* _Stated problem_: Repeat the material below exactly, with no pictures.

— Start of Data listing —

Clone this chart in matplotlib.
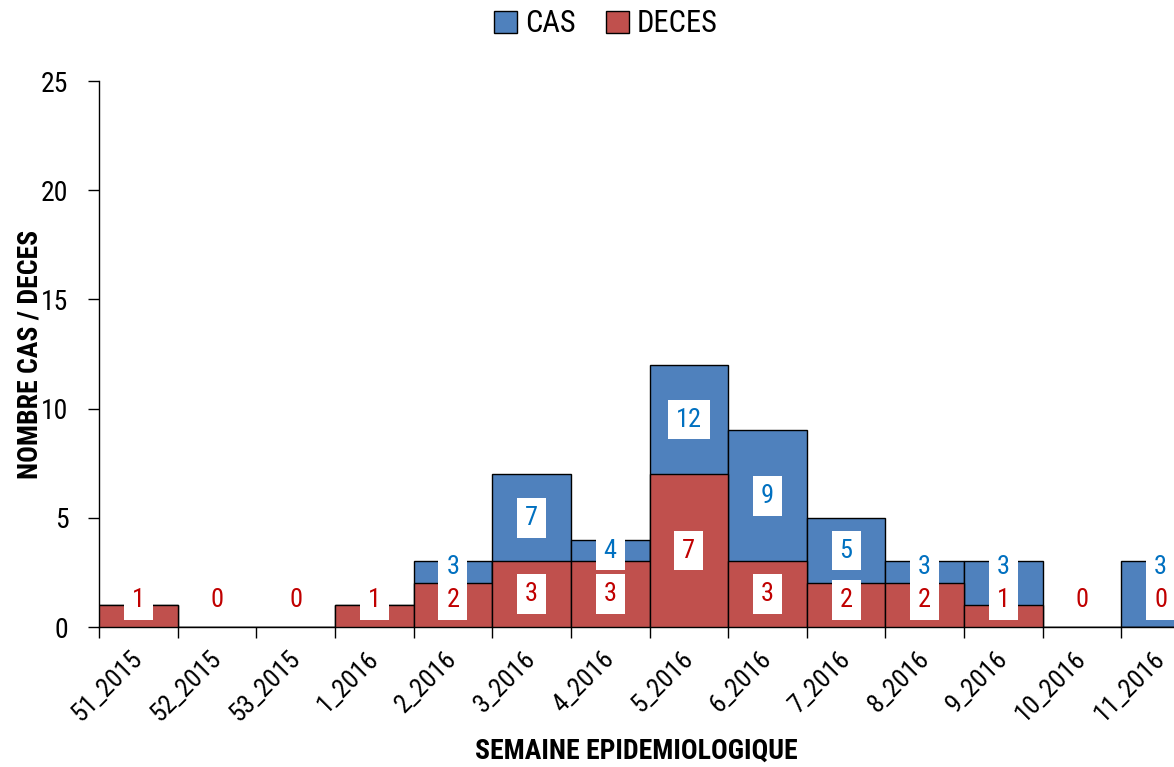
import numpy as np
import matplotlib
matplotlib.use("Agg")
import matplotlib.pyplot as plt
import matplotlib.transforms as mtransforms
from matplotlib.patches import Patch

plt.rcParams['font.family'] = ['Liberation Sans Narrow', 'Roboto Condensed', 'Liberation Sans', 'DejaVu Sans']

# --- données ---
semaines = ['51_2015', '52_2015', '53_2015', '1_2016', '2_2016', '3_2016', '4_2016',
            '5_2016', '6_2016', '7_2016', '8_2016', '9_2016', '10_2016', '11_2016']
cas = [1, 0, 0, 1, 3, 7, 4, 12, 9, 5, 3, 3, 0, 3]
deces = [1, 0, 0, 1, 2, 3, 3, 7, 3, 2, 2, 1, 0, 0]

BLEU = '#4F81BD'
ROUGE = '#C0504D'
TXT_BLEU = '#0070C0'
TXT_ROUGE = '#C00000'

fig = plt.figure(figsize=(11.74, 7.67), dpi=100)
W, H = 1174, 767
ax = fig.add_axes([99 / W, (H - 627) / H, (1200 - 99) / W, (627 - 81) / H])

x = np.arange(len(semaines))
ax.bar(x, cas, width=1.0, color=BLEU, edgecolor='black', linewidth=1.0, zorder=2)
ax.bar(x, deces, width=1.0, color=ROUGE, edgecolor='black', linewidth=1.0, zorder=3)

# étiquettes : les cas ne sont affichés que s'ils dépassent les décès
boite = dict(boxstyle='square,pad=0.3', facecolor='white', edgecolor='none')
for i in x:
    c, d = cas[i], deces[i]
    y_d = max(d / 2, 1.25)
    ax.text(i, y_d, str(d), color=TXT_ROUGE, fontsize=19, ha='center', va='center',
            bbox=boite, zorder=5)
    if c > d:
        y_c = max((c + d) / 2, y_d + 1.5)
        ax.text(i, y_c, str(c), color=TXT_BLEU, fontsize=19, ha='center', va='center',
                bbox=boite, zorder=5)

ax.set_xlim(-0.5, 13.5)
ax.set_ylim(0, 25)
ax.set_yticks(range(0, 26, 5))
ax.set_xticks(np.arange(-0.5, 14, 1.0))
ax.set_xticklabels([])
ax.set_xticks(x, minor=True)
ax.set_xticklabels(semaines, minor=True, rotation=45, ha='right', va='top',
                   rotation_mode='anchor', fontsize=19)
ax.tick_params(axis='x', which='minor', length=0, pad=14)
ax.tick_params(axis='x', which='major', direction='out', length=8, width=1)
ax.tick_params(axis='y', direction='out', length=8, width=1, labelsize=20, pad=14)

# léger décalage à gauche des libellés de semaines
decalage = mtransforms.ScaledTranslation(-8 / 100, 0, fig.dpi_scale_trans)
for lab in ax.get_xticklabels(minor=True):
    lab.set_transform(lab.get_transform() + decalage)

for s in ['top', 'right']:
    ax.spines[s].set_visible(False)
for s in ['left', 'bottom']:
    ax.spines[s].set_linewidth(1.0)

fig.text(30 / W, 1 - 354 / H, 'NOMBRE CAS / DECES', rotation=90, fontsize=20,
         fontweight='bold', ha='center', va='center')
fig.text(636 / W, 1 - 751 / H, 'SEMAINE EPIDEMIOLOGIQUE', fontsize=20,
         fontweight='bold', ha='center', va='center')

handles = [Patch(facecolor=BLEU, edgecolor='black', label='CAS'),
           Patch(facecolor=ROUGE, edgecolor='black', label='DECES')]
fig.legend(handles=handles, loc='center', bbox_to_anchor=(606 / W, 1 - 24 / H), ncol=2,
           frameon=False, fontsize=22, handlelength=0.75, handleheight=0.75,
           handletextpad=0.25, columnspacing=1.0)

fig.savefig('out.png', dpi=100)
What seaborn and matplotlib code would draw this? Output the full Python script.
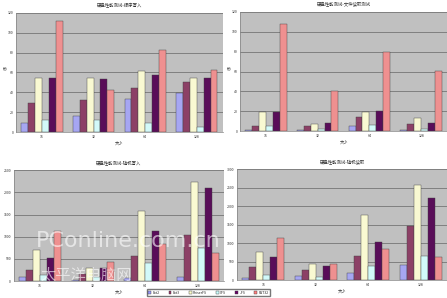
import matplotlib
matplotlib.use("Agg")
import matplotlib.pyplot as plt
import seaborn as sns
import pandas as pd
from matplotlib.patches import Patch

sns.set_theme(style="white")
plt.rcParams['font.family'] = ['Noto Sans CJK SC', 'DejaVu Sans']

categories = ["16", "32", "64", "128"]
series = ["Ext2", "Ext3", "ReiserFS", "XFS", "JFS", "FAT32"]
colors = ["#9999FF", "#993366", "#FFFFCC", "#CCFFFF", "#660066", "#FF8080"]

titles = ["硬盘性能测试-顺序写入", "硬盘性能测试-文件读取测试",
          "硬盘性能测试-随机写入", "硬盘性能测试-随机读取"]
ylabels = ["秒", "秒", "", ""]
xlabel = "大小"

v1 = [[9, 16, 33, 39],
      [29, 32, 44, 50],
      [54, 54, 61, 54],
      [12, 12, 9, 5],
      [54, 53, 57, 54],
      [112, 42, 83, 62]]
v2 = [[1, 1, 5, 1],
      [5, 5, 14, 7],
      [19, 7, 19, 13],
      [5, 2, 6, 2],
      [19, 8, 20, 8],
      [108, 40, 80, 61]]
v3 = [[100, 25, 60, 100],
      [250, 150, 575, 1030],
      [700, 290, 1590, 2240],
      [135, 100, 400, 740],
      [530, 290, 1135, 2100],
      [1135, 425, 835, 630]]
v4 = [[65, 110, 200, 410],
      [365, 275, 655, 1455],
      [750, 435, 1775, 2575],
      [150, 90, 390, 665],
      [620, 380, 1045, 2225],
      [1135, 435, 845, 635]]
ymax = [120, 120, 2500, 3000]
ystep = [20, 20, 500, 500]
all_vals = [v1, v2, v3, v4]

positions = [
    [0.036, 0.557, 0.462, 0.400],
    [0.537, 0.560, 0.463, 0.400],
    [0.031, 0.057, 0.470, 0.372],
    [0.530, 0.060, 0.470, 0.372],
]

fig = plt.figure(figsize=(4.47, 2.98), dpi=100)
fig.patch.set_facecolor("white")

for i in range(4):
    rows = []
    for s, vals in zip(series, all_vals[i]):
        for c, v in zip(categories, vals):
            rows.append({"cat": c, "series": s, "value": v})
    df = pd.DataFrame(rows)
    ax = fig.add_axes(positions[i])
    ax.set_facecolor("#C0C0C0")
    sns.barplot(data=df, x="cat", y="value", hue="series", order=categories,
                hue_order=series, palette=colors, ax=ax, width=0.8,
                edgecolor="#404040", linewidth=0.3, legend=False)
    ax.set_ylim(0, ymax[i])
    ax.set_yticks(range(0, ymax[i] + 1, ystep[i]))
    ax.yaxis.grid(True, color="#666666", linewidth=0.5)
    ax.set_axisbelow(True)
    ax.tick_params(axis="both", labelsize=2.5, length=1, pad=1, colors="#333333")
    ax.set_xlabel(xlabel, fontsize=3, labelpad=2, color="#333333")
    ax.set_ylabel(ylabels[i], fontsize=3, labelpad=2, rotation=0, color="#333333")
    ax.set_title(titles[i], fontsize=3.2, pad=4, color="#333333")
    for sp in ax.spines.values():
        sp.set_color("#808080")
        sp.set_linewidth(0.5)
    ax.spines["top"].set_visible(False)
    ax.spines["right"].set_visible(False)

handles = [Patch(facecolor=c, edgecolor="#404040", linewidth=0.3, label=s)
           for c, s in zip(colors, series)]
fig.legend(handles=handles, loc="lower left", bbox_to_anchor=(0.325, 0.0),
           ncol=6, fontsize=2.5, frameon=True, handlelength=0.8,
           handleheight=0.8, handletextpad=0.4, columnspacing=2.6,
           borderpad=0.4, fancybox=False, edgecolor="#555555")

fig.text(0.08, 0.17, "PConline.com.cn", fontsize=16, color="white", alpha=0.6,
         family="DejaVu Sans")
fig.text(0.09, 0.06, "太平洋电脑网", fontsize=11, color="white", alpha=0.6)

fig.savefig("out.png", dpi=100)
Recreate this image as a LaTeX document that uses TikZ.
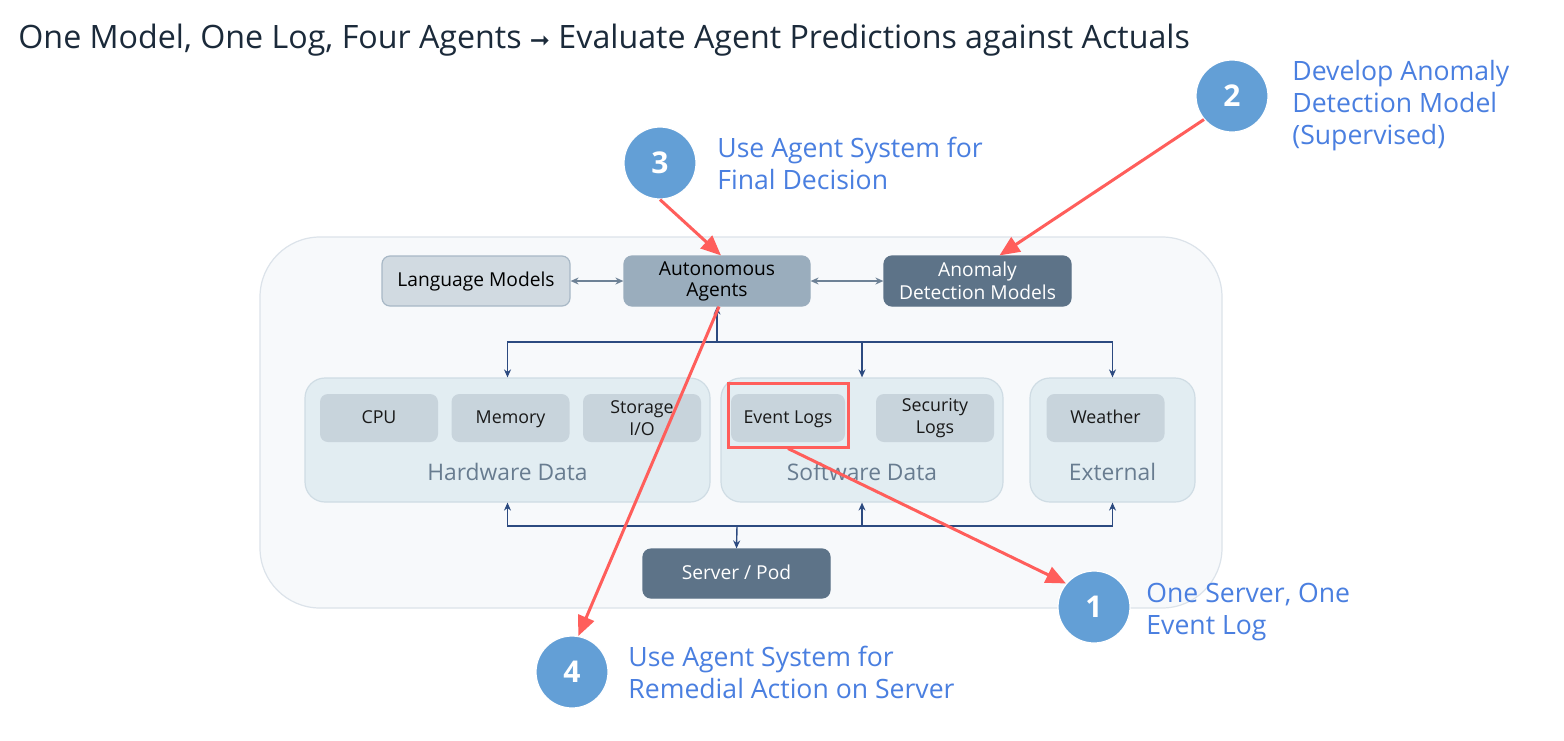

— End of Data listing —

* _The output_:
Clone this chart in matplotlib.
import numpy as np
import matplotlib
matplotlib.use("Agg")
import matplotlib.pyplot as plt
import matplotlib.transforms as mtransforms
from matplotlib.patches import Patch

plt.rcParams['font.family'] = ['Liberation Sans Narrow', 'Roboto Condensed', 'Liberation Sans', 'DejaVu Sans']

# --- données ---
semaines = ['51_2015', '52_2015', '53_2015', '1_2016', '2_2016', '3_2016', '4_2016',
            '5_2016', '6_2016', '7_2016', '8_2016', '9_2016', '10_2016', '11_2016']
cas = [1, 0, 0, 1, 3, 7, 4, 12, 9, 5, 3, 3, 0, 3]
deces = [1, 0, 0, 1, 2, 3, 3, 7, 3, 2, 2, 1, 0, 0]

BLEU = '#4F81BD'
ROUGE = '#C0504D'
TXT_BLEU = '#0070C0'
TXT_ROUGE = '#C00000'

fig = plt.figure(figsize=(11.74, 7.67), dpi=100)
W, H = 1174, 767
ax = fig.add_axes([99 / W, (H - 627) / H, (1200 - 99) / W, (627 - 81) / H])

x = np.arange(len(semaines))
ax.bar(x, cas, width=1.0, color=BLEU, edgecolor='black', linewidth=1.0, zorder=2)
ax.bar(x, deces, width=1.0, color=ROUGE, edgecolor='black', linewidth=1.0, zorder=3)

# étiquettes : les cas ne sont affichés que s'ils dépassent les décès
boite = dict(boxstyle='square,pad=0.3', facecolor='white', edgecolor='none')
for i in x:
    c, d = cas[i], deces[i]
    y_d = max(d / 2, 1.25)
    ax.text(i, y_d, str(d), color=TXT_ROUGE, fontsize=19, ha='center', va='center',
            bbox=boite, zorder=5)
    if c > d:
        y_c = max((c + d) / 2, y_d + 1.5)
        ax.text(i, y_c, str(c), color=TXT_BLEU, fontsize=19, ha='center', va='center',
                bbox=boite, zorder=5)

ax.set_xlim(-0.5, 13.5)
ax.set_ylim(0, 25)
ax.set_yticks(range(0, 26, 5))
ax.set_xticks(np.arange(-0.5, 14, 1.0))
ax.set_xticklabels([])
ax.set_xticks(x, minor=True)
ax.set_xticklabels(semaines, minor=True, rotation=45, ha='right', va='top',
                   rotation_mode='anchor', fontsize=19)
ax.tick_params(axis='x', which='minor', length=0, pad=14)
ax.tick_params(axis='x', which='major', direction='out', length=8, width=1)
ax.tick_params(axis='y', direction='out', length=8, width=1, labelsize=20, pad=14)

# léger décalage à gauche des libellés de semaines
decalage = mtransforms.ScaledTranslation(-8 / 100, 0, fig.dpi_scale_trans)
for lab in ax.get_xticklabels(minor=True):
    lab.set_transform(lab.get_transform() + decalage)

for s in ['top', 'right']:
    ax.spines[s].set_visible(False)
for s in ['left', 'bottom']:
    ax.spines[s].set_linewidth(1.0)

fig.text(30 / W, 1 - 354 / H, 'NOMBRE CAS / DECES', rotation=90, fontsize=20,
         fontweight='bold', ha='center', va='center')
fig.text(636 / W, 1 - 751 / H, 'SEMAINE EPIDEMIOLOGIQUE', fontsize=20,
         fontweight='bold', ha='center', va='center')

handles = [Patch(facecolor=BLEU, edgecolor='black', label='CAS'),
           Patch(facecolor=ROUGE, edgecolor='black', label='DECES')]
fig.legend(handles=handles, loc='center', bbox_to_anchor=(606 / W, 1 - 24 / H), ncol=2,
           frameon=False, fontsize=22, handlelength=0.75, handleheight=0.75,
           handletextpad=0.25, columnspacing=1.0)

fig.savefig('out.png', dpi=100)
What seaborn and matplotlib code would draw this? Output the full Python script.
import matplotlib
matplotlib.use("Agg")
import matplotlib.pyplot as plt
import seaborn as sns
import pandas as pd
from matplotlib.patches import Patch

sns.set_theme(style="white")
plt.rcParams['font.family'] = ['Noto Sans CJK SC', 'DejaVu Sans']

categories = ["16", "32", "64", "128"]
series = ["Ext2", "Ext3", "ReiserFS", "XFS", "JFS", "FAT32"]
colors = ["#9999FF", "#993366", "#FFFFCC", "#CCFFFF", "#660066", "#FF8080"]

titles = ["硬盘性能测试-顺序写入", "硬盘性能测试-文件读取测试",
          "硬盘性能测试-随机写入", "硬盘性能测试-随机读取"]
ylabels = ["秒", "秒", "", ""]
xlabel = "大小"

v1 = [[9, 16, 33, 39],
      [29, 32, 44, 50],
      [54, 54, 61, 54],
      [12, 12, 9, 5],
      [54, 53, 57, 54],
      [112, 42, 83, 62]]
v2 = [[1, 1, 5, 1],
      [5, 5, 14, 7],
      [19, 7, 19, 13],
      [5, 2, 6, 2],
      [19, 8, 20, 8],
      [108, 40, 80, 61]]
v3 = [[100, 25, 60, 100],
      [250, 150, 575, 1030],
      [700, 290, 1590, 2240],
      [135, 100, 400, 740],
      [530, 290, 1135, 2100],
      [1135, 425, 835, 630]]
v4 = [[65, 110, 200, 410],
      [365, 275, 655, 1455],
      [750, 435, 1775, 2575],
      [150, 90, 390, 665],
      [620, 380, 1045, 2225],
      [1135, 435, 845, 635]]
ymax = [120, 120, 2500, 3000]
ystep = [20, 20, 500, 500]
all_vals = [v1, v2, v3, v4]

positions = [
    [0.036, 0.557, 0.462, 0.400],
    [0.537, 0.560, 0.463, 0.400],
    [0.031, 0.057, 0.470, 0.372],
    [0.530, 0.060, 0.470, 0.372],
]

fig = plt.figure(figsize=(4.47, 2.98), dpi=100)
fig.patch.set_facecolor("white")

for i in range(4):
    rows = []
    for s, vals in zip(series, all_vals[i]):
        for c, v in zip(categories, vals):
            rows.append({"cat": c, "series": s, "value": v})
    df = pd.DataFrame(rows)
    ax = fig.add_axes(positions[i])
    ax.set_facecolor("#C0C0C0")
    sns.barplot(data=df, x="cat", y="value", hue="series", order=categories,
                hue_order=series, palette=colors, ax=ax, width=0.8,
                edgecolor="#404040", linewidth=0.3, legend=False)
    ax.set_ylim(0, ymax[i])
    ax.set_yticks(range(0, ymax[i] + 1, ystep[i]))
    ax.yaxis.grid(True, color="#666666", linewidth=0.5)
    ax.set_axisbelow(True)
    ax.tick_params(axis="both", labelsize=2.5, length=1, pad=1, colors="#333333")
    ax.set_xlabel(xlabel, fontsize=3, labelpad=2, color="#333333")
    ax.set_ylabel(ylabels[i], fontsize=3, labelpad=2, rotation=0, color="#333333")
    ax.set_title(titles[i], fontsize=3.2, pad=4, color="#333333")
    for sp in ax.spines.values():
        sp.set_color("#808080")
        sp.set_linewidth(0.5)
    ax.spines["top"].set_visible(False)
    ax.spines["right"].set_visible(False)

handles = [Patch(facecolor=c, edgecolor="#404040", linewidth=0.3, label=s)
           for c, s in zip(colors, series)]
fig.legend(handles=handles, loc="lower left", bbox_to_anchor=(0.325, 0.0),
           ncol=6, fontsize=2.5, frameon=True, handlelength=0.8,
           handleheight=0.8, handletextpad=0.4, columnspacing=2.6,
           borderpad=0.4, fancybox=False, edgecolor="#555555")

fig.text(0.08, 0.17, "PConline.com.cn", fontsize=16, color="white", alpha=0.6,
         family="DejaVu Sans")
fig.text(0.09, 0.06, "太平洋电脑网", fontsize=11, color="white", alpha=0.6)

fig.savefig("out.png", dpi=100)
Recreate this image as a LaTeX document that uses TikZ.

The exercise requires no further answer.